山里に生きる道草日記

過密な「まち」から過疎の村に不時着し、そのまま住み込んでしまった、たそがれ武兵衛と好女・皇女!?和宮様とのあたふた日記

世阿弥の屈辱と孤高の生涯を怜悧に

2020-04-12 20:33:05 | 読書

 世阿弥の度重なる悲劇的な生涯が気になっていたので、杉本苑子『華の碑文/世阿弥元清』(中央公論新社、1977.8)を読む。能や世阿弥に傾倒してきた杉本苑子の渾身の力作である。彼女の作品は辞書や漢和辞典がないと前に進めない。ふだん使わないかつての能用語・調度・衣装・用具の呼称がふんだんに出てくる。そこに時代に生きる登場人物への並々ならぬ冷徹で情熱的な作者の思い入れがある。

 本書にたびたび出てくる稚児・美少年に対する高僧・武士の男色場面は、少年時代に味わう屈辱の歪みが刻印され、それがおとなになっても人間不信や対人関係に現れていくところの着眼点が秀逸だった。

       

 さらに、家族や権力者らとの愛憎・反目の環境に翻弄されながらも、娯楽の猿楽から芸術の能へと永遠の美を探究する世阿弥の孤高の精神世界を、弟・音阿弥の視点から描いていく。

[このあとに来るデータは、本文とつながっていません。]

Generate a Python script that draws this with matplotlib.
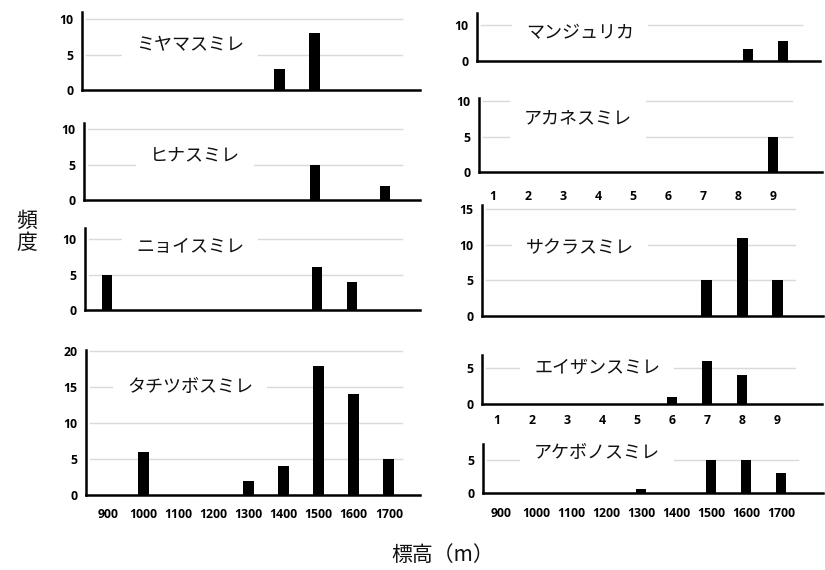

世阿弥の研ぎ澄まされた熾烈な欲求は、「不易(フエキ)の愛はない。しかし不易の美はある。私は愛の不変は信じないが、美の永遠性は信じたい」と語らせる。

  

 だからこそ、能は時空を越え600年近くも生きていられる。その証明を杉本苑子は歴史的な背景、つまり芸術に造詣にある将軍義満や凶暴な義教らの政治、南朝方にルーツを持つ世阿弥への遠流など、時の権力に翻弄されながらもいのちがけに突き抜けていく世阿弥の生きざまを丹念に描いている。 

   

 「親子恩愛の悲嘆などは、はじめからかならずそうなると覚悟してかかっていれば処理しやすいものだ。…不幸は人を聡明にする。望むとまでは言わないが、あえて不幸を、私は忌避しようとも思わないよ」と世阿弥は語った。家族・人間関係を超えた芸術(碑文)を永遠に遺そうとした世阿弥の孤絶の世界に惚れ込んだのが杉本苑子だった。